JAKARTA, KOMPAS.com - Kepolisian kesulitan dalam menjerat para perusahaan financial technology (fintech) nakal di Indonesia.
Kepala Subdirektorat Tindak Pidana Siber Bareskrim Polri Kombes (Pol) Rickynaldo Chairul mengungkapkan, saat ini, Polri baru bisa mengoptimalkan penggunaan pisau hukum Undang-Undang Nomor 11 Tahun 2008 tentang Informasi Transaksi Elektronik saja.

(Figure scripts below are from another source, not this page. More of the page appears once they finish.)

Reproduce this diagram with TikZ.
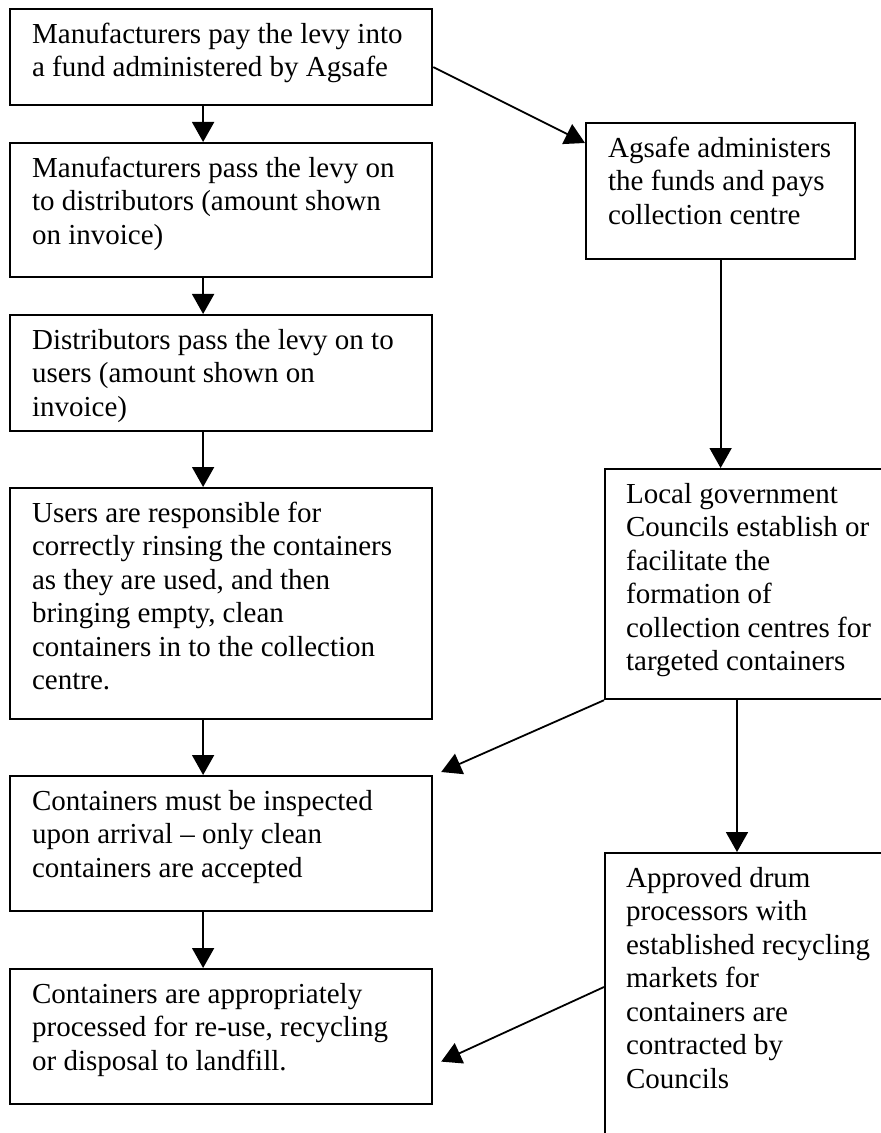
\documentclass[tikz,border=0pt]{standalone}
\usepackage{fontspec}
\setmainfont{Liberation Serif}
\usetikzlibrary{arrows.meta}
\newcommand{\boxtext}[3]{\parbox[c][#1][t]{#2}{\raggedright\rule{0pt}{17pt}#3}}

\begin{document}
\begin{tikzpicture}[x=0.5pt, y=-0.5pt,
  stage/.style={draw, line width=1.1pt, anchor=north west, inner xsep=11pt, inner ysep=0pt, font=\fontsize{14.5pt}{16.75pt}\selectfont},
  flow/.style={line width=0.9pt, -{Triangle[length=10pt, width=11pt]}}]
\useasboundingbox (0,0) rectangle (881,1133);
\clip (0,0) rectangle (881,1133);
\node[stage] (levy) at (9,8) {\boxtext{48pt}{189pt}{Manufacturers pay the levy into\\ a fund administered by Agsafe}};
\node[stage] (distrib) at (9,142) {\boxtext{67pt}{189pt}{Manufacturers pass the levy on\\ to distributors (amount shown\\ on invoice)}};
\node[stage] (users) at (9,314) {\boxtext{58pt}{189pt}{Distributors pass the levy on to\\ users (amount shown on\\ invoice)}};
\node[stage] (rinse) at (9,487) {\boxtext{115.5pt}{189pt}{Users are responsible for\\ correctly rinsing the containers\\ as they are used, and then\\ bringing empty, clean\\ containers in to the collection\\ centre.}};
\node[stage] (inspect) at (9,775) {\boxtext{67.5pt}{189pt}{Containers must be inspected\\ upon arrival -- only clean\\ containers are accepted}};
\node[stage] (process) at (9,968) {\boxtext{67.5pt}{189pt}{Containers are appropriately\\ processed for re-use, recycling\\ or disposal to landfill.}};
\node[stage] (agsafe) at (585,122) {\boxtext{68pt}{112.5pt}{Agsafe administers\\ the funds and pays\\ collection centre}};
\node[stage, inner xsep=10.5pt] (council) at (604,468) {\boxtext{115pt}{127pt}{Local government\\ Councils establish or\\ facilitate the\\ formation of\\ collection centres for\\ targeted containers}};
\node[stage, inner xsep=10.5pt] (drum) at (604,852) {\boxtext{149pt}{127pt}{Approved drum\\ processors with\\ established recycling\\ markets for\\ containers are\\ contracted by\\ Councils}};

\draw[flow] ([xshift=-9pt]levy.south) -- ([xshift=-9pt]distrib.north);
\draw[flow] ([xshift=-9pt]distrib.south) -- ([xshift=-9pt]users.north);
\draw[flow] ([xshift=-9pt]users.south) -- ([xshift=-9pt]rinse.north);
\draw[flow] ([xshift=-9pt]rinse.south) -- ([xshift=-9pt]inspect.north);
\draw[flow] ([xshift=-9pt]inspect.south) -- ([xshift=-9pt]process.north);
\draw[flow] ([yshift=-5pt]levy.east) -- ([yshift=-10.5pt]agsafe.north west);
\draw[flow] (agsafe.south) -- (agsafe.south |- council.north);
\draw[flow] (council.south west) -- ([shift={(8,-3)}]inspect.north east);
\draw[flow] ([xshift=66.5pt]council.south west) -- ([xshift=66.5pt]drum.north west);
\draw[flow] ([yshift=-67.5pt]drum.north west) -- ([shift={(8,25)}]process.east);
\end{tikzpicture}
\end{document}
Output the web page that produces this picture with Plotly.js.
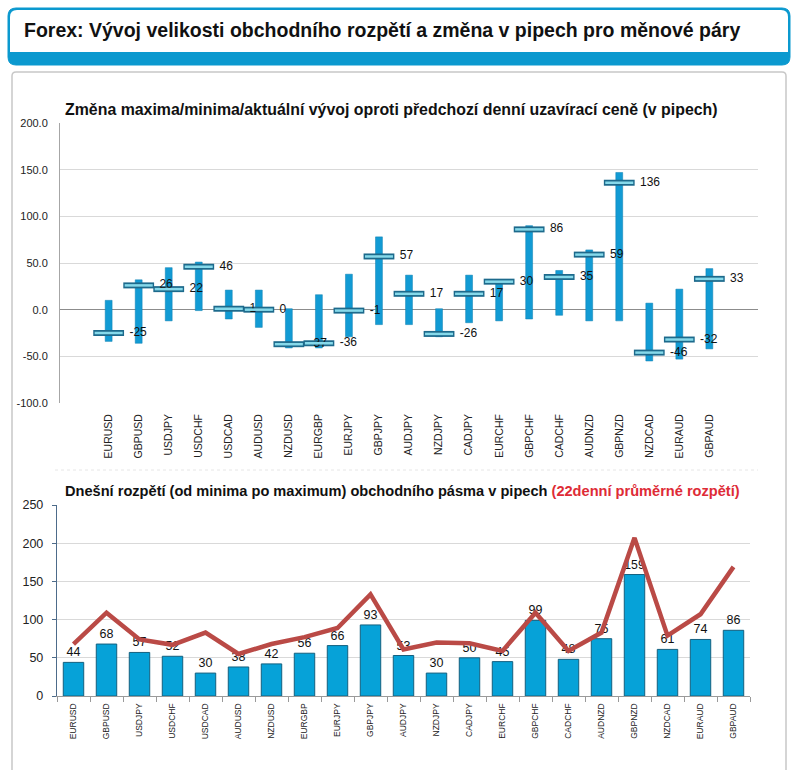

"Hal-hal yang bisa kita jerat ini memakai pasal-pasal yang terangkum dalam UU ITE. Selain daripada itu belum ada kami temukan pasal lain yang bisa menjerat fintech-fintech ilegal ini," ujar Rickynaldo saat konferensi pers di Gedung Humas Mabes Polri, Jakarta Selatan, Jumat (2/8/2019).
Baca juga: Satgas Waspada Investasi Ingin Ada UU soal Fintech Ilegal
Itu pun, tak seluruhnya aktivitas ilegal perusahaan fintech dapat dijerat hukum. Rickynaldo menyebut, terdapat sekitar tujuh dugaan tindak pidana yang dapat dijerat menggunakan UU ITE.
Ketujuhnya, yakni penyadapan data, penyebaran data pribadi, pengiriman gambar-gambar porno, pencemaran nama baik, pengancaman, manipulasi data dan ilegal akses.
Selain kendala regulasi, kepolisian juga semakin sulit lantaran lokasi server fintech itu tidak seluruhnya berada di Tanah Air. Banyak pula temuan server mereka berada di luar negeri.
"(Server) yang ada di Indonesia itu hanya 20 persen," ujar Rickynaldo.
Meski demikian, Polri akan tetap berupaya optimal dalam menginvestigasi kasus yang melibatkan fintech di Indonesia. Terutama apabila ada dugaan pencurian atau penyebaran data pribadi.